Er gehe derzeit gegen seine Ablehnung vor, erzählt Shefi. Das könne bis zu einem Jahr dauern. Solange versucht er sich abzulenken mit Aktivitäten wie eben der Wanderung hoch zu Deutschlands höchstem Bergbauernhof Hohe Asten:
"Bitte schön, erstmal hersetzen. Ich räume das mal zur Seite."
"Also wir haben jetzt schon noch Zeit. Eine Stunde haben wir. Wir können hier jetzt noch ganz gemütlich sitzen, also Gott sei Dank. Also wollen Sie sich noch zu uns dazusetzen?"
Die Organisatorin Anja Pinzel ist begeistert, dass sich Gespräche entwickeln während der Wanderung, dass die jungen Flüchtlinge scherzen und lachen und die Holzhäuser mit den Geranien auf der Alm bewundern. Wie nebenbei lässt sie Bemerkungen zum Umwelt- und Gewässerschutz fallen und auch zu den Jesusfiguren am Weg. Bei einer Kapelle sagt Ibrahim, der afghanische Bauernsohn:
"Das ist Eure Religion und deswegen kapiere ich, das hat mit Eurer Religion etwas zu tun. Denn wir haben Moschee und ihr habt Kirche und so Kapelle. Nein, warum komisch? Ist Eure Religion, ist für uns interessant, weil wir wissen, Ihr habt so Religion."
Wandern als Integration - auf einer Tagung hätten sich die Chefs vom Malteser-Hilfsdienst und vom Alpenverein das jetzt preisgekrönte Projekt "Alpen.Leben. Menschen" ausgedacht, erzählt Anja Pinzel.
"Das war wirklich eine schöne Wanderung"
Jede Woche lädt irgendwo in den bayerischen Alpen eine der lokalen Sektionen Flüchtlinge aus nahegelegenen Unterkünften ein zum Wandern. Ob in Oberstorf, in Berchtesgaden oder Garmisch-Partenkirchen. Je nach Lage der Unterkunft und bis zu 25 Personen.
"Da ist noch Platz da hinten, da ist Platz."
Zurück auf dem Wanderparkplatz von Flintsbach bildet die Gruppe zum Schluss einen Kreis, alle können sich noch einmal anschauen:
"Wir sind jetzt am Ende der Tour. Ich danke Euch, dass Ihr dabei wart. Mir hat es sehr gut gefallen. Ich möchte jedem die Gelegenheit geben, zu sagen, wie es ihm gefallen hat, Ihr müsst aber nicht..."

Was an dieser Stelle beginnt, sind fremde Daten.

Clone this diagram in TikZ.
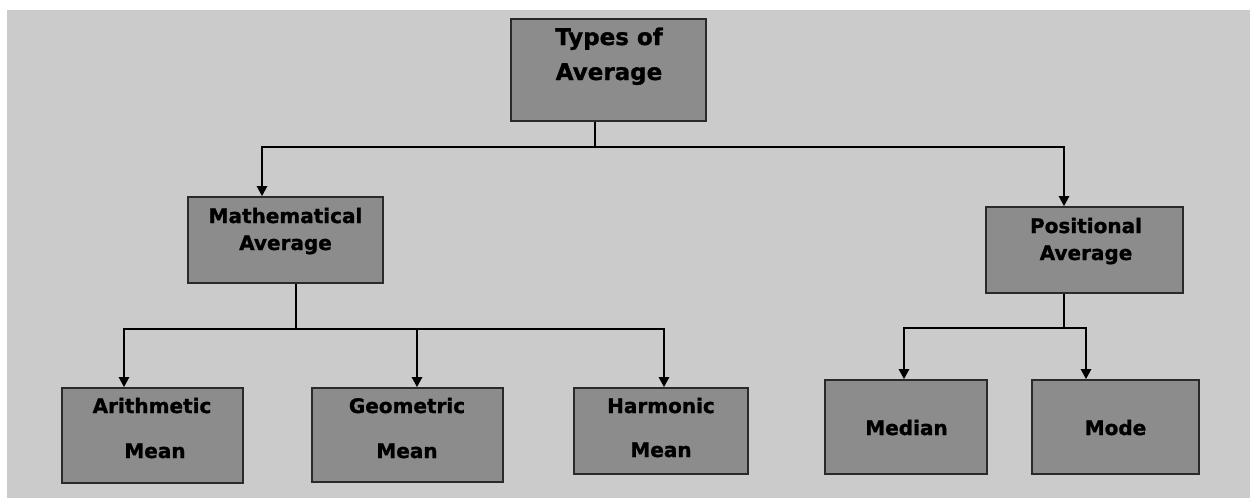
\documentclass[tikz,border=0pt]{standalone}
\usepackage{fontspec}
\setmainfont{DejaVu Sans}
\usetikzlibrary{arrows.meta}
\definecolor{bgcol}{HTML}{CBCBCB}
\definecolor{boxfill}{HTML}{8C8C8C}
\definecolor{boxline}{HTML}{2A2A2A}
\begin{document}
\begin{tikzpicture}[x=1pt,y=-1pt,
  box/.style={draw=boxline, fill=boxfill, line width=1.6pt, inner sep=0pt},
  lbl/.style={anchor=base, inner sep=0pt, font=\bfseries\fontsize{20}{24}\selectfont\addfontfeature{FakeBold=1.2}},
  biglbl/.style={anchor=base, inner sep=0pt, font=\bfseries\fontsize{23}{27}\selectfont\addfontfeature{FakeBold=1.2}},
  conn/.style={line width=2.2pt, black, line join=miter},
  arr/.style={conn, -{Triangle[width=10pt,length=10pt]}}]
\useasboundingbox (0,0) rectangle (1250,498);
\fill[white] (0,0) rectangle (1250,498);
\fill[bgcol] (7,10) rectangle (1250,498);
% boxes
\node[box, minimum width=195pt, minimum height=102pt] (top) at (608.5,70) {};
\node[box, minimum width=195pt, minimum height=86pt] (math) at (285.5,240) {};
\node[box, minimum width=197pt, minimum height=86pt] (pos) at (1084.5,250) {};
\node[box, minimum width=181pt, minimum height=95pt] (arith) at (152.5,435.5) {};
\node[box, minimum width=191pt, minimum height=94pt] (geo) at (407.5,435) {};
\node[box, minimum width=174pt, minimum height=86pt] (harm) at (661,431) {};
\node[box, minimum width=162pt, minimum height=94pt] (median) at (906,427) {};
\node[box, minimum width=167pt, minimum height=94pt] (mode) at (1115.5,427) {};
% texts
\node[biglbl] (topA) at (609,45) {Types of};
\node[biglbl] (topB) at (609,80) {Average};
\node[lbl] (mathA) at (285.5,223) {Mathematical};
\node[lbl] (mathB) at (285.5,250) {Average};
\node[lbl] (posA) at (1086,233) {Positional};
\node[lbl] (posB) at (1086,260) {Average};
\node[lbl] (arithA) at (152,413) {Arithmetic};
\node[lbl] (arithB) at (155,458) {Mean};
\node[lbl] (geoA) at (407,413) {Geometric};
\node[lbl] (geoB) at (407,458) {Mean};
\node[lbl] (harmA) at (661,413) {Harmonic};
\node[lbl] (harmB) at (661,457) {Mean};
\node[lbl] (medA) at (906.5,435) {Median};
\node[lbl] (modeA) at (1115.5,435) {Mode};
% connectors
\coordinate (j1) at (595,147);
\coordinate (j2) at (296,329);
\coordinate (j3) at (1064,328);
\draw[conn] ([xshift=-13.5pt]top.south) -- (j1);
\draw[arr] (j1) -| ([xshift=-23.5pt]math.north);
\draw[arr] (j1) -| ([xshift=-20.5pt]pos.north);
\draw[conn] ([xshift=10.5pt]math.south) -- (j2);
\draw[arr] (j2) -| ([xshift=-28.5pt]arith.north);
\draw[arr] (j2) -| ([xshift=9.5pt]geo.north);
\draw[arr] (j2) -| ([xshift=3pt]harm.north);
\draw[conn] ([xshift=-20.5pt]pos.south) -- (j3);
\draw[arr] (j3) -| ([xshift=-2pt]median.north);
\draw[arr] (j3) -| ([xshift=-29.5pt]mode.north);
\end{tikzpicture}
\end{document}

Behutsam bittet der Alpenverein-Wanderleiter Peter um die Meinungen zu dem Ausflug. Die Antworten kommen zögerlich, aber jeder sagt etwas, bedankt sich, ist froh, dabei gewesen zu sein:
"Für mich viele Leute, wir sind spazieren gegangen in den Bergen, ein bisschen Sport gemacht und dann zurück, sehr gut."
Peter: "Das war wirklich eine schöne Wanderung. Mein Eindruck war, die waren total offenherzig, wissbegierig und total gut in Kontakt und machen das super. Und wenn die alle so dabei sind und integriert sind, dann mache ich mir keine Sorgen."
"Auch für mich sehr gut die Berge, diese Gruppe, danke schön."